The U.S. healthcare system is a complex machine. And health insurance is a key cog in making sure that machine runs smoothly. Benefits providers are key middle men that help millions of Americans pay for care. For the stocks that operate in this sector, it can be quite lucrative. This includes our last Best Dividend Capture Pick, which has a long history of dividend increases, including its 13.8% jump.
You can check out the Best Dividend Capture Stocks List to explore all the stocks.
After years of M&A and divestiture, our pick is one of the largest health insurance organizations on the planet. This includes millions of customers across federal/state, enterprise, and private pay customers. The combination provides plenty of premiums for our pick to feast on while it waits to pay out claims. That’s the win of insurance companies. This float and interest on it is pure gravy for the insurance firm and scale plays a huge role in increasing its assets and cash flows.
Our pick has continued to find growth as well. As one of the larger players, our pick has continued to make smart moves with regard to bolt-on transactions and buyouts. This includes smaller regional players to expand its reach as well as tangential businesses to provide a total health package. Moreover, it continued to push into private pay plans and Medicare supplement insurance, adding higher margin revenues to its book of business.

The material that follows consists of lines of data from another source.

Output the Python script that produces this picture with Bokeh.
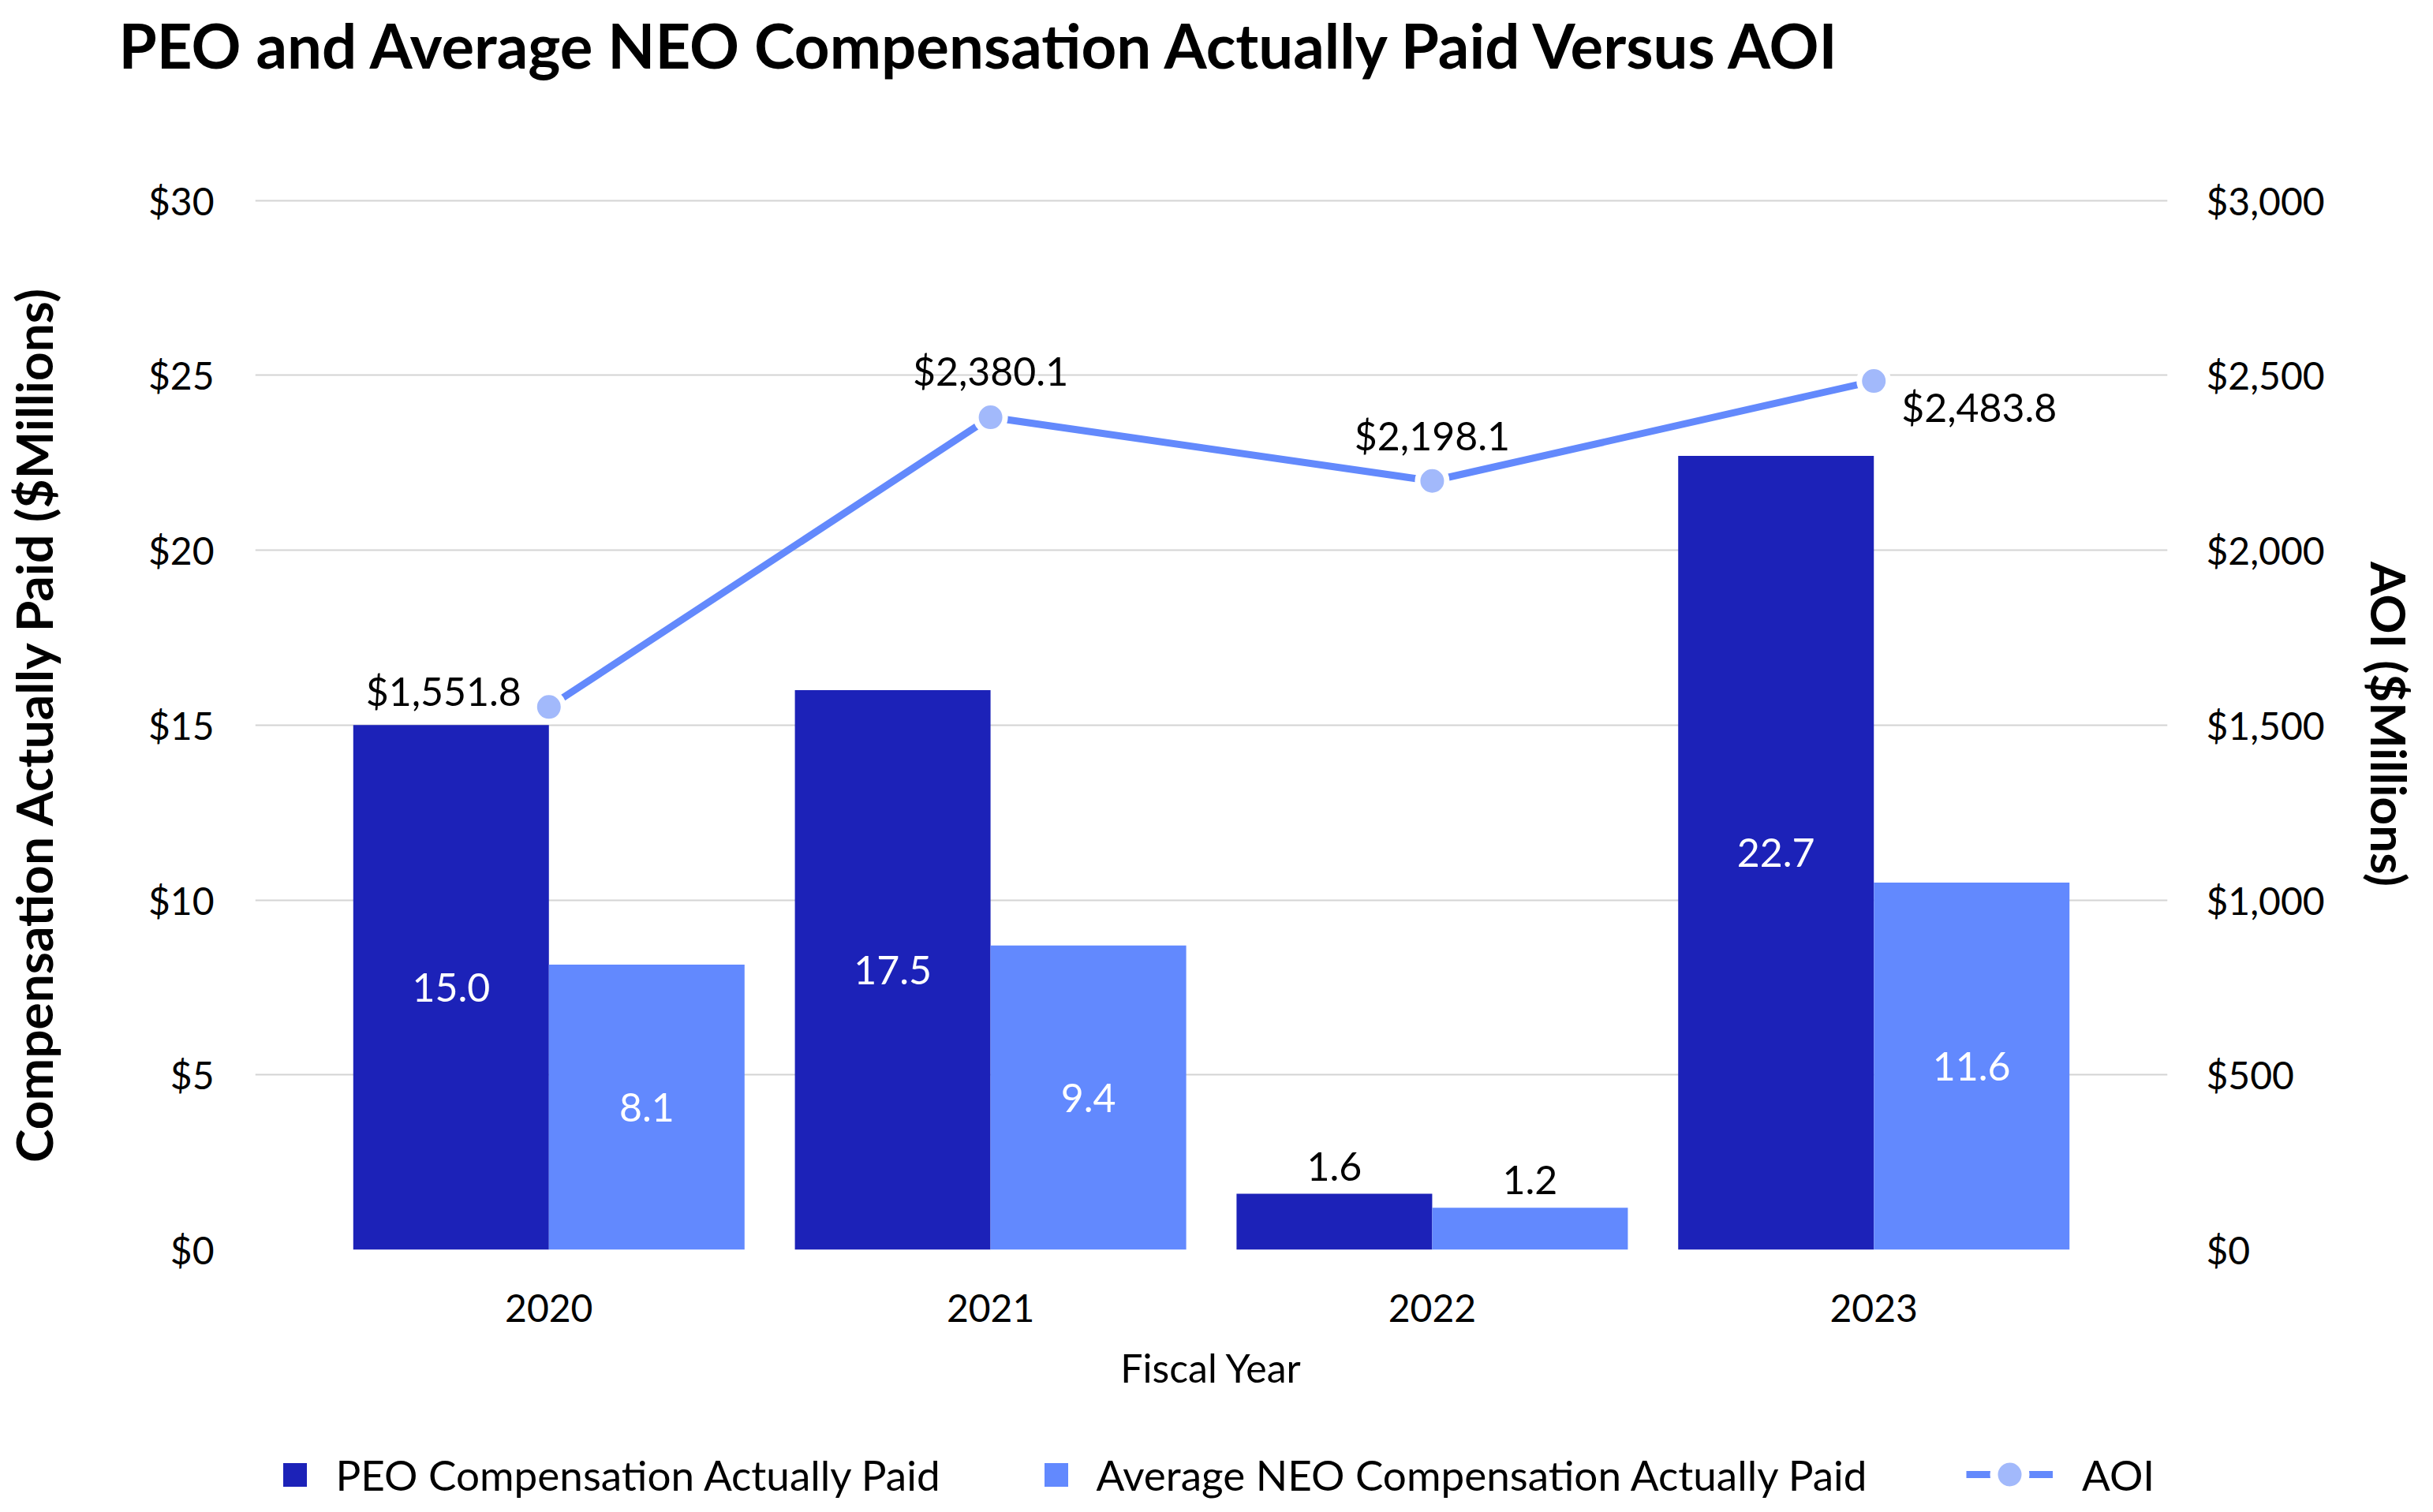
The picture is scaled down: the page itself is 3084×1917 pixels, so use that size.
import numpy as np
from bokeh.plotting import figure
from bokeh.layouts import column
from bokeh.models import (ColumnDataSource, Range1d, LinearAxis, FixedTicker,
                          NumeralTickFormatter, Legend, LegendItem)
from bokeh.core.properties import value
from bokeh.embed import file_html
from bokeh.resources import INLINE

# ---------------- data ----------------
title_text = "PEO and Average NEO Compensation Actually Paid Versus AOI"
years = ["2020", "2021", "2022", "2023"]
peo_bar = [15.0, 16.0, 1.6, 22.7]          # bar heights as drawn
neo_bar = [8.15, 8.7, 1.2, 10.5]
peo_labels = ["15.0", "17.5", "1.6", "22.7"]
neo_labels = ["8.1", "9.4", "1.2", "11.6"]
aoi = [1551.8, 2380.1, 2198.1, 2483.8]
aoi_labels = ["$1,551.8", "$2,380.1", "$2,198.1", "$2,483.8"]
left_ticks = [0, 5, 10, 15, 20, 25, 30]
right_ticks = [0, 500, 1000, 1500, 2000, 2500, 3000]
series_names = ["PEO Compensation Actually Paid",
                "Average NEO Compensation Actually Paid", "AOI"]

# ---------------- styles ----------------
FONT = "Lato"
PEO_COLOR = "#1C22B8"
NEO_COLOR = "#6289FE"
LINE_COLOR = "#6389FC"
MARK_COLOR = "#A2B9FB"
GRID_COLOR = "#D4D4D4"
BAR_W = 0.443
AOI_ALIGN = ["right", "center", "center", "left"]
AOI_DX = [-35, 0, 0, 35]
AOI_DY = [-20, -59, -58, 33]
W = 3068
H_TITLE, H_MAIN, H_LEG = 120, 1680, 101
BORDER_LR = 317


def blank_fig(h, top=0):
    f = figure(width=W, height=h, output_backend="svg", toolbar_location=None,
               x_range=Range1d(0, 1), y_range=Range1d(0, 1),
               x_axis_location=None, y_axis_location=None,
               min_border_left=BORDER_LR, min_border_right=BORDER_LR,
               min_border_top=top, min_border_bottom=0)
    f.grid.visible = False
    f.outline_line_color = None
    f.background_fill_color = "white"
    f.border_fill_color = "white"
    return f


# ---------------- title ----------------
tf = blank_fig(H_TITLE, top=108)
tf.title.text = title_text
tf.title.align = "left"
tf.title.offset = -173
tf.title.standoff = 10
tf.title.text_font = FONT
tf.title.text_font_size = "78px"
tf.title.text_font_style = "bold"
tf.title.text_color = "black"

# ---------------- main chart ----------------
x = np.arange(len(years))

p = figure(width=W, height=H_MAIN, output_backend="svg", toolbar_location=None,
           x_range=Range1d(-0.665, 3.665), y_range=Range1d(0, 30.06),
           min_border_left=BORDER_LR, min_border_right=BORDER_LR,
           min_border_top=131, min_border_bottom=216)
p.outline_line_color = None
p.background_fill_color = "white"
p.border_fill_color = "white"
p.xgrid.visible = False
p.ygrid.ticker = FixedTicker(ticks=left_ticks)
p.ygrid.grid_line_color = GRID_COLOR
p.ygrid.grid_line_width = 2

p.extra_y_ranges = {"aoi": Range1d(0, 3006)}


def style_axis(ax):
    ax.axis_line_color = None
    ax.major_tick_line_color = None
    ax.minor_tick_line_color = None
    ax.major_tick_out = 0
    ax.major_tick_in = 0
    ax.major_label_text_font = FONT
    ax.major_label_text_font_size = "48px"
    ax.major_label_text_color = "black"
    ax.axis_label_text_font = FONT
    ax.axis_label_text_color = "black"


# left axis
ly = p.yaxis[0]
style_axis(ly)
ly.ticker = FixedTicker(ticks=left_ticks)
ly.formatter = NumeralTickFormatter(format="$0")
ly.major_label_standoff = 52
ly.axis_label = "Compensation Actually Paid ($Millions)"
ly.axis_label_text_font_style = "bold"
ly.axis_label_text_font_size = "64px"
ly.axis_label_standoff = 104

# right axis
ry = LinearAxis(y_range_name="aoi")
style_axis(ry)
ry.ticker = FixedTicker(ticks=right_ticks)
ry.formatter = NumeralTickFormatter(format="$0,0")
ry.major_label_standoff = 49
ry.axis_label = "AOI ($Millions)"
ry.axis_label_text_font_style = "bold"
ry.axis_label_text_font_size = "62px"
ry.axis_label_standoff = 42
p.add_layout(ry, "right")

# x axis
xa = p.xaxis[0]
style_axis(xa)
xa.ticker = FixedTicker(ticks=list(x))
xa.major_label_overrides = {int(i): y for i, y in zip(x, years)}
xa.major_label_standoff = 56
xa.axis_label = "Fiscal Year"
xa.axis_label_text_font_size = "50px"
xa.axis_label_text_font_style = "normal"
xa.axis_label_standoff = 25

# bars
src = ColumnDataSource(dict(xp=x - BAR_W / 2, xn=x + BAR_W / 2,
                            peo=peo_bar, neo=neo_bar))
p.vbar(x="xp", top="peo", width=BAR_W, source=src,
       fill_color=PEO_COLOR, line_color=None)
p.vbar(x="xn", top="neo", width=BAR_W, source=src,
       fill_color=NEO_COLOR, line_color=None)

# AOI line
p.line(x, aoi, y_range_name="aoi", line_color=LINE_COLOR, line_width=9)
p.scatter(x, aoi, y_range_name="aoi", size=37, fill_color=MARK_COLOR,
          line_color="white", line_width=7)

# bar labels
xs_all = list(x - BAR_W / 2) + list(x + BAR_W / 2)
hs_all = peo_bar + neo_bar
lb_all = peo_labels + neo_labels
inside = dict(x=[], y=[], t=[])
above = dict(x=[], y=[], t=[])
for xx, hh, tt in zip(xs_all, hs_all, lb_all):
    if hh >= 3:
        inside["x"].append(xx); inside["y"].append(hh / 2); inside["t"].append(tt)
    else:
        above["x"].append(xx); above["y"].append(hh); above["t"].append(tt)
p.text(x="x", y="y", text="t", source=ColumnDataSource(inside),
       text_color="white", text_align="center", text_baseline="middle",
       text_font=value(FONT), text_font_size=value("50px"))
p.text(x="x", y="y", text="t", source=ColumnDataSource(above), y_offset=-35,
       text_color="black", text_align="center", text_baseline="middle",
       text_font=value(FONT), text_font_size=value("50px"))

# AOI labels
for al in ["right", "center", "left"]:
    idx = [i for i, a in enumerate(AOI_ALIGN) if a == al]
    d = dict(x=[x[i] for i in idx], y=[aoi[i] for i in idx],
             t=[aoi_labels[i] for i in idx],
             dx=[AOI_DX[i] for i in idx], dy=[AOI_DY[i] for i in idx])
    p.text(x="x", y="y", text="t", x_offset="dx", y_offset="dy",
           source=ColumnDataSource(d), y_range_name="aoi",
           text_color="black", text_align=al, text_baseline="middle",
           text_font=value(FONT), text_font_size=value("50px"))

# ---------------- legend strip ----------------
lf = blank_fig(H_LEG)
nan = [np.nan]
lg_peo = lf.scatter(nan, nan, marker="square", fill_color=PEO_COLOR, line_color=None)
lg_neo = lf.scatter(nan, nan, marker="square", fill_color=NEO_COLOR, line_color=None)
lg_line = lf.line(nan, nan, line_color=LINE_COLOR, line_width=9)
lg_pt = lf.scatter(nan, nan, fill_color=MARK_COLOR, line_color="white", line_width=10)


def add_legend(fig, label, renderers, loc, gw, gh, standoff):
    lg = Legend(items=[LegendItem(label=label, renderers=renderers)],
                location=loc, orientation="horizontal",
                glyph_width=gw, glyph_height=gh, label_standoff=standoff,
                label_text_font=FONT, label_text_font_size="53px",
                label_text_color="black", border_line_color=None,
                background_fill_alpha=0, padding=0, margin=0, spacing=0)
    fig.add_layout(lg, "center")


add_legend(lf, series_names[0], [lg_peo], (12.5, -5.5), 75, 75, 15)
add_legend(lf, series_names[1], [lg_neo], (977.5, -5.5), 75, 75, 14)
add_legend(lf, series_names[2], [lg_line, lg_pt], (2169, -18), 110, 100, 37)

layout = column(tf, p, lf, spacing=0)
open("out.html", "w").write(file_html(layout, INLINE))
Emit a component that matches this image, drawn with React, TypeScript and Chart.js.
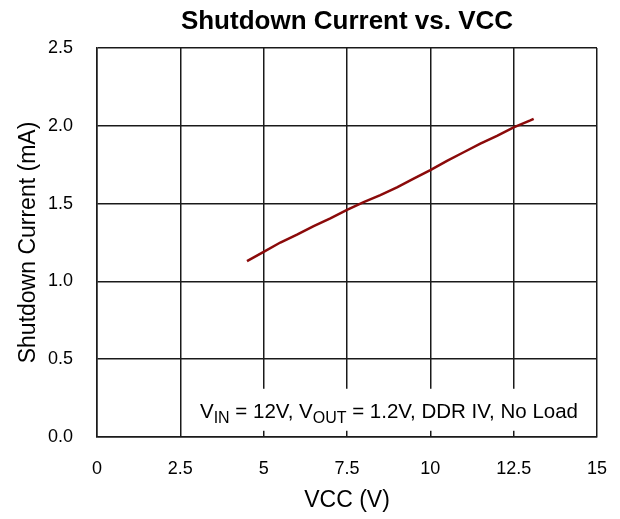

The combination of its huge size and scope as well as a strong premium/float profile has made our pick a great dividend capture play. A dividend capture strategy involves buying a stock before its ex-dividend date and then selling it after it has recovered the payout. With an ex-dividend date of Tuesday, March 5, our pick is primed for the strategy, as is evident from its historical track record of a recovery period within an average of 5.3 days after going ex-dividend.
For investors looking for a quick total return of income and capital appreciation, our latest health insurance stock could be a lucrative option.